SOS Racisme/Licra : un « bilan positif » du plan Leproux
SOS Racisme et la Licra viennent simultanément de rendre publique leur analyse (par un communiqué et un rapport) de la situation en matière de violence et de racisme au PSG, et plus largement dans le foot français. Globalement les deux associations apportent leur soutien au plan Leproux « dont elle [la Licra] s’attache à suivre de près l’application » . Hermann Ebongue, vice-président de SOS Racisme (investi dans une commission d’observation de la situation parisienne), renchérit en affirmant dans Le Parisien que « l’équilibre est encore fragile mais le bilan est positif » . Et SOS Racisme de constater la quasi-disparition des slogans racistes et autres débordements dans les tribunes du Parc des Princes (en oubliant néanmoins que les affrontements à caractère politique se sont partiellement déplacés dans la rue). Élargissant son regard à l’ensemble du pays, la Licra s’inquiète de voir monter les incidents dans les divisions inférieures et pointe, à juste titre, « la persistance d’un activisme de groupuscules politiques dans le football comme l’illustrent les agissements de l’association “Lyon Dissident” près du stade de Gerland à Lyon » .
Jusque-là, ces deux associations sont parfaitement dans leur rôle. Mais dans son rapport, dont la teneur a été partiellement révélée par nos confrères du Parisien, SOS Racisme semble aller beaucoup plus loin. Ainsi, l’association regrette le maintien de rassemblements occasionnels de groupes d’une « dizaine » de personnes des ex-Virages, au placement pourtant rendu « aléatoire » par le plan Leproux, en bas de ces tribunes (et là on se demande franchement ce qui les ennuie) et s’inquiète de la consommation de produits illicites stupéfiants dans les gradins (et là on se demande vraiment où est la relation avec la lutte contre le racisme).
Sur le fond, il y a aussi un petit hic : aucune de ces deux associations ne semble se poser la question de la pertinence des mesures prises par le gouvernement à l’encontre des supporters. « Ces événements dramatiques [la mort de Yann Lorence le 28 février 2010 à la suite d’affrontements entre supporters parisiens en marge de PSG-OM] ont conduit les pouvoirs publics, le Ministère de l’Intérieur en tête, à prendre toute la mesure d’un problème qui perdurait depuis plus de vingt ans : nouvelles dispositions législatives, multiplication des interdictions de stade, dissolutions d’associations, condamnations en justice, etc. » se félicite la Licra. Pourtant, au-delà de la légitime volonté de combattre la xénophobie et la violence, ces décisions touchent de nombreux supporters n’étant ni dangereux, ni racistes.
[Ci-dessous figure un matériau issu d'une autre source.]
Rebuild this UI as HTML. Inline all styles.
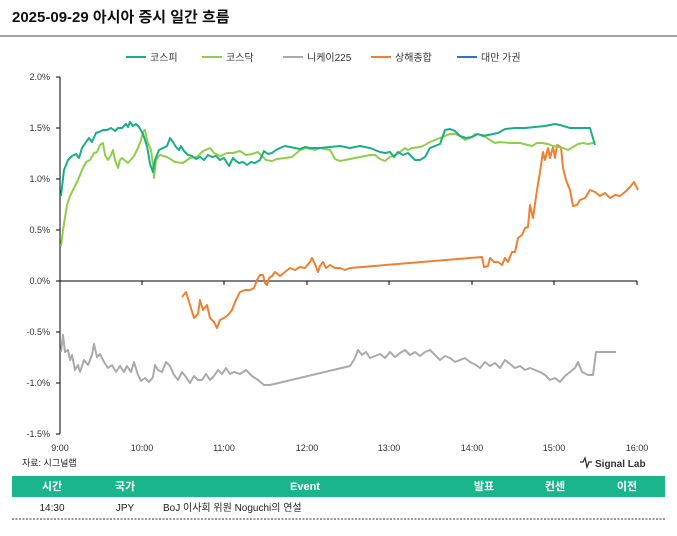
<!DOCTYPE html>
<html><head><meta charset="utf-8"><style>
body{margin:0;background:#fff;width:677px;height:531px;overflow:hidden;font-family:"Liberation Sans","Noto Sans CJK KR",sans-serif}
</style></head><body>
<svg width="677" height="531" xmlns="http://www.w3.org/2000/svg" font-family="Liberation Sans, Noto Sans CJK KR, sans-serif">
<text x="12" y="22" font-size="15" font-weight="bold" fill="#111">2025-09-29 아시아 증시 일간 흐름</text>
<line x1="0" y1="36" x2="677" y2="36" stroke="#444" stroke-width="1"/>
<g font-size="10" fill="#333">
<line x1="126" y1="57" x2="146" y2="57" stroke="#1aae88" stroke-width="2"/><text x="150" y="61">코스피</text>
<line x1="202" y1="57" x2="222" y2="57" stroke="#8ecf4a" stroke-width="2"/><text x="226" y="61">코스닥</text>
<line x1="283" y1="57" x2="303" y2="57" stroke="#aaaaaa" stroke-width="2"/><text x="307" y="61">니케이225</text>
<line x1="371" y1="57" x2="391" y2="57" stroke="#f08030" stroke-width="2"/><text x="395" y="61">상해종합</text>
<line x1="457" y1="57" x2="477" y2="57" stroke="#2e75c8" stroke-width="2"/><text x="481" y="61">대만 가권</text>
</g>
<g stroke="#000" stroke-width="1">
<line x1="60" y1="77" x2="60" y2="434"/>
<line x1="56" y1="77" x2="60" y2="77"/><line x1="56" y1="128" x2="60" y2="128"/><line x1="56" y1="179" x2="60" y2="179"/><line x1="56" y1="230" x2="60" y2="230"/><line x1="56" y1="281" x2="60" y2="281"/><line x1="56" y1="332" x2="60" y2="332"/><line x1="56" y1="383" x2="60" y2="383"/><line x1="56" y1="434" x2="60" y2="434"/>
<line x1="60" y1="281" x2="637" y2="281"/>
<line x1="142" y1="281" x2="142" y2="285"/><line x1="224" y1="281" x2="224" y2="285"/><line x1="307" y1="281" x2="307" y2="285"/><line x1="389" y1="281" x2="389" y2="285"/><line x1="472" y1="281" x2="472" y2="285"/><line x1="554" y1="281" x2="554" y2="285"/><line x1="637" y1="281" x2="637" y2="285"/>
</g>
<g font-size="9" fill="#333" text-anchor="end">
<text x="50" y="80">2.0%</text><text x="50" y="131">1.5%</text><text x="50" y="182">1.0%</text><text x="50" y="233">0.5%</text><text x="50" y="284">0.0%</text><text x="50" y="335">-0.5%</text><text x="50" y="386">-1.0%</text><text x="50" y="437">-1.5%</text>
</g>
<g font-size="9" fill="#333" text-anchor="middle">
<text x="60" y="451">9:00</text><text x="142" y="451">10:00</text><text x="224" y="451">11:00</text><text x="307" y="451">12:00</text><text x="389" y="451">13:00</text><text x="472" y="451">14:00</text><text x="554" y="451">15:00</text><text x="637" y="451">16:00</text>
</g>
<g fill="none" stroke-width="2" stroke-linejoin="round">
<polyline stroke="#aaaaaa" points="61,352 63,335 65,352 68,350 70,360 72,355 75,370 78,365 80,372 84,360 88,365 92,355 94,344 97,357 100,354 104,362 108,368 112,365 116,372 120,366 124,372 127,366 131,372 134,362 138,375 141,381 145,378 149,382 153,377 155,365 158,370 162,372 166,362 170,366 174,375 178,380 182,372 186,377 190,383 194,376 198,380 202,380 206,374 210,380 214,376 218,370 222,374 226,368 230,374 234,372 240,374 246,370 252,376 258,380 264,385 270,385 350,366 355,358 358,350 362,355 366,352 370,358 375,356 380,354 385,358 390,352 395,357 400,353 405,350 410,355 415,352 420,356 425,352 430,350 435,355 440,360 445,356 450,358 455,362 460,360 465,358 470,362 476,365 480,368 485,362 490,366 495,363 500,368 505,360 510,364 515,368 520,366 525,370 530,368 535,370 540,372 545,375 550,380 555,378 560,382 565,376 570,372 575,368 578,362 582,372 588,375 593,375 596,352 616,352"/>
<polyline stroke="#f08030" points="182,297 186,292 190,305 194,318 198,314 200,300 203,310 207,305 210,318 214,322 217,328 220,320 224,318 228,315 232,310 235,302 240,292 245,290 250,290 254,288 257,280 260,275 263,275 265,283 267,285 269,278 272,276 275,272 280,276 285,272 290,268 295,270 300,267 305,268 310,262 312,258 315,264 318,272 320,266 323,262 326,268 330,265 335,268 340,268 345,270 350,268 482,257 484,267 488,266 490,258 494,262 498,262 502,265 505,258 508,262 512,252 515,252 518,238 522,235 525,228 528,227 530,205 533,218 537,190 540,172 543,152 545,160 548,148 550,158 553,147 555,158 557,145 561,147 563,168 566,180 570,190 573,206 577,205 580,200 585,198 590,190 595,192 600,196 605,193 610,198 615,195 620,196 625,192 630,187 634,182 638,190"/>
<polyline stroke="#8ecf4a" points="61,246 63,230 67,205 70,196 74,188 78,180 82,170 86,162 90,160 94,153 97,152 100,145 103,143 105,155 108,160 111,155 113,150 115,160 118,168 120,160 122,158 128,163 134,156 138,148 141,140 143,132 145,130 147,140 151,150 153,165 154,178 156,160 160,155 167,157 175,162 183,163 190,158 197,157 203,151 210,148 214,153 220,156 227,153 233,153 240,151 246,155 252,154 258,152 266,160 272,161 277,159 285,158 292,157 300,150 306,148 315,150 320,148 330,150 335,159 340,161 345,160 350,159 355,158 365,156 370,155 375,155 380,159 385,161 390,157 395,155 400,152 405,148 408,150 412,148 420,147 425,145 430,142 435,140 440,138 445,136 450,134 455,134 460,136 465,140 470,138 475,134 483,135 490,140 495,143 500,142 510,143 520,143 528,145 532,146 537,143 542,143 548,144 553,146 558,147 563,148 568,150 573,147 578,144 583,143 588,144 593,143 595,141"/>
<polyline stroke="#1aae88" points="61,196 64,170 68,160 72,156 76,154 79,158 82,148 86,142 89,138 92,142 96,133 99,132 103,130 107,130 111,128 115,131 118,128 122,128 126,124 128,127 130,122 133,126 136,124 139,127 143,134 147,146 150,164 153,172 155,160 159,150 163,148 167,146 170,138 173,142 176,147 179,150 181,146 184,151 188,155 192,156 196,159 200,157 204,160 208,155 212,157 216,156 220,160 224,158 229,166 233,158 236,161 239,163 243,162 247,165 251,162 255,163 260,160 264,151 268,154 272,153 276,150 280,148 285,146 290,147 295,148 300,149 305,147 310,148 320,148 330,147 340,146 350,148 360,146 370,148 375,150 380,152 385,153 390,152 394,157 398,152 403,155 408,153 412,157 415,160 420,160 425,157 430,148 435,146 440,144 445,130 450,129 455,131 460,136 466,138 472,137 478,134 483,136 488,135 493,134 498,133 505,129 515,128 525,128 535,127 545,126 555,124 560,125 570,128 590,128 595,145"/>
</g>
<text x="22" y="466" font-size="9" fill="#222">자료: 시그널랩</text>
<polyline points="580,462 583,462 585,458 587,467 589,462 592,462" fill="none" stroke="#333" stroke-width="1.3"/>
<text x="595" y="467" font-size="10" font-weight="bold" fill="#333">Signal Lab</text>
<rect x="12" y="476" width="653" height="21" fill="#1bb58a"/>
<g font-size="11" font-weight="bold" fill="#fff" text-anchor="middle">
<text x="52" y="490">시간</text><text x="125" y="490">국가</text><text x="305" y="490">Event</text><text x="484" y="490">발표</text><text x="555" y="490">컨센</text><text x="627" y="490">이전</text>
</g>
<g font-size="10" fill="#222">
<text x="52" y="511" text-anchor="middle">14:30</text><text x="125" y="511" text-anchor="middle">JPY</text><text x="163" y="511">BoJ 이사회 위원 Noguchi의 연설</text>
</g>
<line x1="12" y1="519" x2="665" y2="519" stroke="#333" stroke-width="1" stroke-dasharray="2,1.5"/>
</svg>
</body></html>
Il serait bon de s’en inquiéter, d’autant que la LOPPSI 2 renforce les soupçons d’un traitement discriminatoire et attentatoire aux libertés individuelles envers de nombreux supporters, bien au-delà des hooligans.
On aimerait donc que ces associations invitent les pouvoirs publics à se centrer sur les problèmes graves. A en lire les extraits du rapport de SOS Racisme, on est quand même pris d’un léger doute. Profitant sans doute d’une expérience plus ancienne en ce qui concerne le racisme dans le sport, la LICRA fait preuve dans son communiqué de plus de mesure et de lucidité. Ainsi, à l’instar du “Livre vert du supporterisme”, elle « encourage les clubs professionnels à ce que ces mesures répressives soient accompagnées par un renforcement des programmes de prévention auprès des supporters, comme il en existe déjà avec succès en Allemagne » .
Enfin, on aimerait alerter la LICRA et SOS Racisme sur un fait troublant : les associations de supporters qui, avant le dramatique 28 février 2010, luttaient ouvertement contre le racisme (Supras et Authentiks en tête) sont aujourd’hui les seules à ne plus être invitées à discuter avec les dirigeants du PSG. Bien sûr, du fait de leurs dissolutions, ces associations ne peuvent plus s’exprimer officiellement. Il n’empêche : faire taire les plus antiracistes pour lutter contre le racisme, ça interpelle.